We are given an expression $\arg z<0$ and using this we have to compute the value for $\arg \left( -z \right)-\arg z$ from the given options. We will first write the let that ‘z’ in the given expression be, $z=r\left( \cos \theta +i\sin \theta \right)$ . So, we will have $\arg \left( z \right)=\theta$ . We will use this form to find the value of $\arg \left( -z \right)$ . We know that, $\cos \left( \pi +\theta \right)=-\cos \theta$ and $\sin \left( \pi +\theta \right)=-\sin \theta$ . Then, we will compute the values in $\arg \left( -z \right)-\arg z$ and get the required value.

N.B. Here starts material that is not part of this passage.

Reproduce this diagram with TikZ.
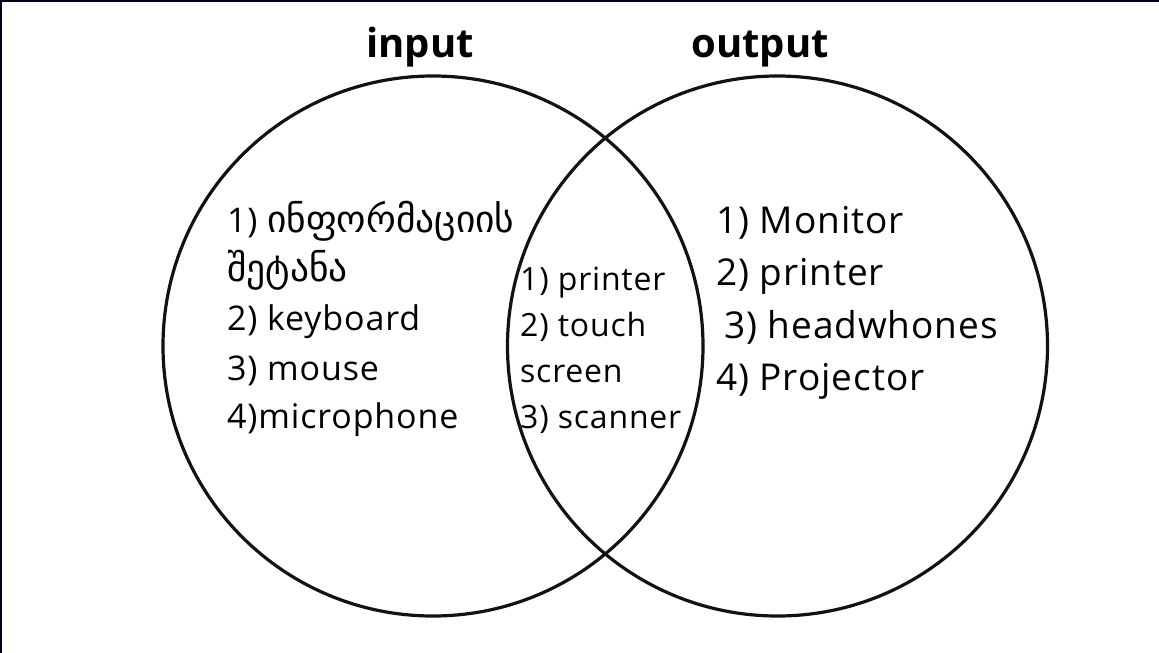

Complete step by step answer:
According to the given question, we are given an expression $\arg z<0$ and we are asked to use this expression and find the value of $\arg \left( -z \right)-\arg z$ .

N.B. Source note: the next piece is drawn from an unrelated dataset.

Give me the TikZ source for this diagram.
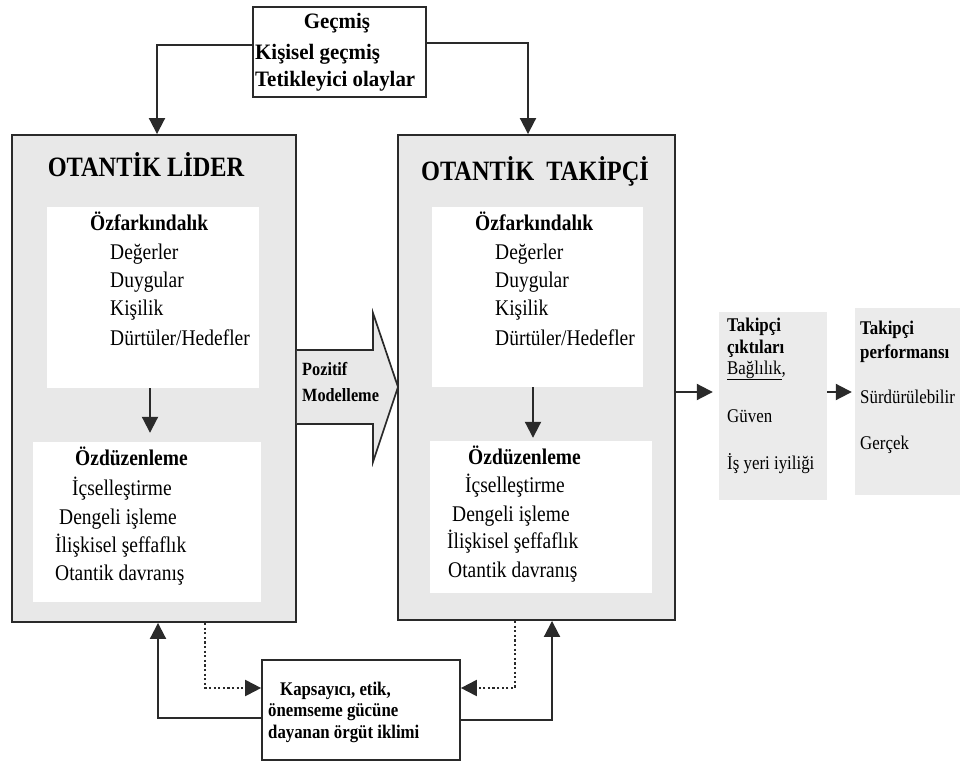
\documentclass[tikz,border=0pt]{standalone}
\usepackage{fontspec}
\setmainfont{Liberation Serif}
\newfontfamily\cf{Liberation Serif}[FakeStretch=0.87]
\newfontfamily\tf{Liberation Serif}[FakeStretch=0.95]
\usetikzlibrary{arrows.meta,calc}
\definecolor{boxgray}{HTML}{E8E8E8}
\definecolor{outgray}{HTML}{EBEBEB}
\definecolor{linec}{HTML}{2A2A2A}
\begin{document}
\begin{tikzpicture}[x=1pt,y=-1pt,
  bigbox/.style={draw=linec, line width=1.9pt, fill=boxgray, inner sep=0pt},
  whitebox/.style={fill=white, draw=none, inner sep=0pt},
  outbox/.style={fill=outgray, draw=none, inner sep=0pt},
  framebox/.style={draw=linec, line width=1.7pt, fill=white, inner sep=0pt},
  conn/.style={draw=linec, line width=2pt, -{Triangle[length=16pt,width=16pt]}},
  dotconn/.style={conn, dash pattern=on 2.2pt off 2.4pt},
  t/.style={anchor=base west, inner sep=0pt, font=\cf\fontsize{22.4}{24}\selectfont},
  tb/.style={anchor=base west, inner sep=0pt, font=\cf\fontsize{22.4}{24}\selectfont\bfseries},
  toptxt/.style={anchor=base west, inner sep=0pt, font=\tf\fontsize{22}{24}\selectfont\bfseries},
  title/.style={anchor=base, inner sep=0pt, font=\cf\fontsize{28}{30}\selectfont\bfseries},
  ot/.style={anchor=base west, inner sep=0pt, font=\cf\fontsize{19.4}{21}\selectfont},
  otb/.style={anchor=base west, inner sep=0pt, font=\cf\fontsize{19.4}{21}\selectfont\bfseries},
  bt/.style={anchor=base west, inner sep=0pt, font=\cf\fontsize{19.3}{21}\selectfont\bfseries},
  pt/.style={anchor=base west, inner sep=0pt, font=\cf\fontsize{18.7}{20}\selectfont\bfseries}
]
\useasboundingbox (0,0) rectangle (960,762);

% big boxes
\node[bigbox, minimum width=284pt, minimum height=487pt] (lider) at (154,378.5) {};
\node[bigbox, minimum width=277pt, minimum height=485pt] (takipci) at (536.5,377.5) {};

% inner white boxes
\node[whitebox, minimum width=212pt, minimum height=181pt] (L1) at (153,297.5) {};
\node[whitebox, minimum width=228pt, minimum height=160pt] (L2) at (147,522) {};
\node[whitebox, minimum width=211pt, minimum height=180pt] (R1) at (537.5,297) {};
\node[whitebox, minimum width=222pt, minimum height=152pt] (R2) at (541,517) {};

% output boxes
\node[outbox, minimum width=108pt, minimum height=188pt] (out1) at (773,406) {};
\node[outbox, minimum width=105pt, minimum height=187pt] (out2) at (907.5,401.5) {};

% top and bottom boxes
\node[framebox, minimum width=173pt, minimum height=90pt] (top) at (339.5,52) {};
\node[framebox, minimum width=198pt, minimum height=100pt] (bottom) at (361,710) {};

% positive modelling arrow
\fill[boxgray] (296.9,350) -- (373,350) -- (373,313) -- (398,387) -- (373,462) -- (373,424) -- (296.9,424) -- cycle;
\draw[linec, line width=1.7pt, line join=miter] (296.9,350) -- (373,350) -- (373,313) -- (398,387) -- (373,462) -- (373,424) -- (296.9,424);
\node[pt] (pm1) at (302,375) {Pozitif};
\node[pt] (pm2) at (302,401) {Modelleme};

% titles
\node[title] (lt) at (146,177) {OTANTİK LİDER};
\node[title] (rt) at (535,181) {OTANTİK\ \ TAKİPÇİ};

% top box text
\node[toptxt, anchor=base] (g1) at (337,29) {Geçmiş};
\node[toptxt] (g2) at (255,60) {Kişisel geçmiş};
\node[toptxt] (g3) at (255,87) {Tetikleyici olaylar};

% left lists
\node[tb] (la0) at (90,230) {Özfarkındalık};
\node[t] (la1) at (110,259) {Değerler};
\node[t] (la2) at (110,287) {Duygular};
\node[t] (la3) at (110,315) {Kişilik};
\node[t] (la4) at (110,345) {Dürtüler/Hedefler};

\node[tb] (lb0) at (75,465) {Özdüzenleme};
\node[t] (lb1) at (72,495) {İçselleştirme};
\node[t] (lb2) at (59,524) {Dengeli işleme};
\node[t] (lb3) at (55,552) {İlişkisel şeffaflık};
\node[t] (lb4) at (55,580) {Otantik davranış};

% right lists
\node[tb] (ra0) at (475,230) {Özfarkındalık};
\node[t] (ra1) at (495,259) {Değerler};
\node[t] (ra2) at (495,287) {Duygular};
\node[t] (ra3) at (495,315) {Kişilik};
\node[t] (ra4) at (495,345) {Dürtüler/Hedefler};

\node[tb] (rb0) at (468,464) {Özdüzenleme};
\node[t] (rb1) at (465,492) {İçselleştirme};
\node[t] (rb2) at (452,521) {Dengeli işleme};
\node[t] (rb3) at (447,548) {İlişkisel şeffaflık};
\node[t] (rb4) at (448,577) {Otantik davranış};

% output texts
\node[otb] (o1a) at (727,331) {Takipçi};
\node[otb] (o1b) at (727,353) {çıktıları};
\node[ot] (o1c) at (727,374) {\underline{Bağlılık},};
\node[ot] (o1d) at (727,422) {Güven};
\node[ot] (o1e) at (727,469) {İş yeri iyiliği};

\node[otb] (o2a) at (860,334) {Takipçi};
\node[otb] (o2b) at (860,358) {performansı};
\node[ot] (o2c) at (860,403) {Sürdürülebilir};
\node[ot] (o2d) at (860,449) {Gerçek};

% bottom text
\node[bt] (b1) at (280,695) {Kapsayıcı, etik,};
\node[bt] (b2) at (268,716) {önemseme gücüne};
\node[bt] (b3) at (268,738) {dayanan örgüt iklimi};

% connectors
\coordinate (lidIn) at ([xshift=3pt]lider.north);
\coordinate (takIn) at ([xshift=-8.5pt]takipci.north);
\draw[conn] ([yshift=7pt]top.west) -| (lidIn);
\draw[conn] ([yshift=9pt]top.east) -| (takIn);

\coordinate (l1s) at ([xshift=-3pt]L1.south);
\coordinate (l2n) at ($(l1s |- L2.north)+(0,-9)$);
\draw[conn] (l1s) -- (l2n);
\coordinate (r1s) at ([xshift=-4.5pt]R1.south);
\coordinate (r2n) at ($(r1s |- R2.north)+(0,-3)$);
\draw[conn] (r1s) -- (r2n);

\coordinate (o1in) at ([xshift=-6pt,yshift=14pt]out1.west);
\draw[conn] (takipci.east |- o1in) -- (o1in);
\coordinate (o2in) at ([xshift=-3pt,yshift=9.5pt]out2.west);
\draw[conn] (out1.east |- o2in) -- (o2in);

\draw[conn] ([yshift=-8pt]bottom.west) -| ([xshift=4pt]lider.south);
\draw[dotconn] ([xshift=51pt]lider.south) |- ([yshift=22pt]bottom.west);
\draw[dotconn] ([xshift=-21.5pt]takipci.south) |- ([yshift=22pt]bottom.east);
\draw[conn] ([yshift=-10pt]bottom.east) -| ([xshift=15.5pt]takipci.south);
\end{tikzpicture}
\end{document}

We have the given expression as
$\arg z<0$
Let us assume the variable in the given expression be written in terms of polar coordinate form and we get,
$z=r\left( \cos \theta +i\sin \theta \right)$
And $\arg \left( z \right)=\theta <0$
We will now find the value of $\arg \left( -z \right)$ , and for that we have,
$-z=-r\left( \cos \theta +i\sin \theta \right)$
In the above equation, the negative sign in the RHS has the cosine function and the sine function as negative. But we know that, $\cos \left( \pi +\theta \right)=-\cos \theta$ and $\sin \left( \pi +\theta \right)=-\sin \theta$ . So, we can write the expression as,
$\Rightarrow -z=r\left( \cos \left( \pi +\theta \right)+i\sin \left( \pi +\theta \right) \right)$
So, if we write $\arg \left( z \right)=\theta$ for the expression $z=r\left( \cos \theta +i\sin \theta \right)$ , that is, we write the function in terms of the angle and so for the expression $-z=r\left( \cos \left( \pi +\theta \right)+i\sin \left( \pi +\theta \right) \right)$ , we will have the function as,
$\arg \left( -z \right)=\pi +\theta$
Now, we will substitute the obtained values in the expression,
$\arg \left( -z \right)-\arg z$
We get,
$\Rightarrow \left( \pi +\theta \right)-\theta$
Opening up the brackets, we get the value of the expression as,
$\Rightarrow \pi +\theta -\theta$
$\Rightarrow \pi$

So, the correct answer is “Option A”.

Note: The given function $\arg \left( z \right)$ is given to have a value less than 0, that is, existence of imaginary terms/ numbers. That is why we introduced the term iota ( $i$ ) while defining the value of the variable ‘z’. So, if the value of the function is greater than 0 then we will have real values so the iota ( $i$ ) is not required.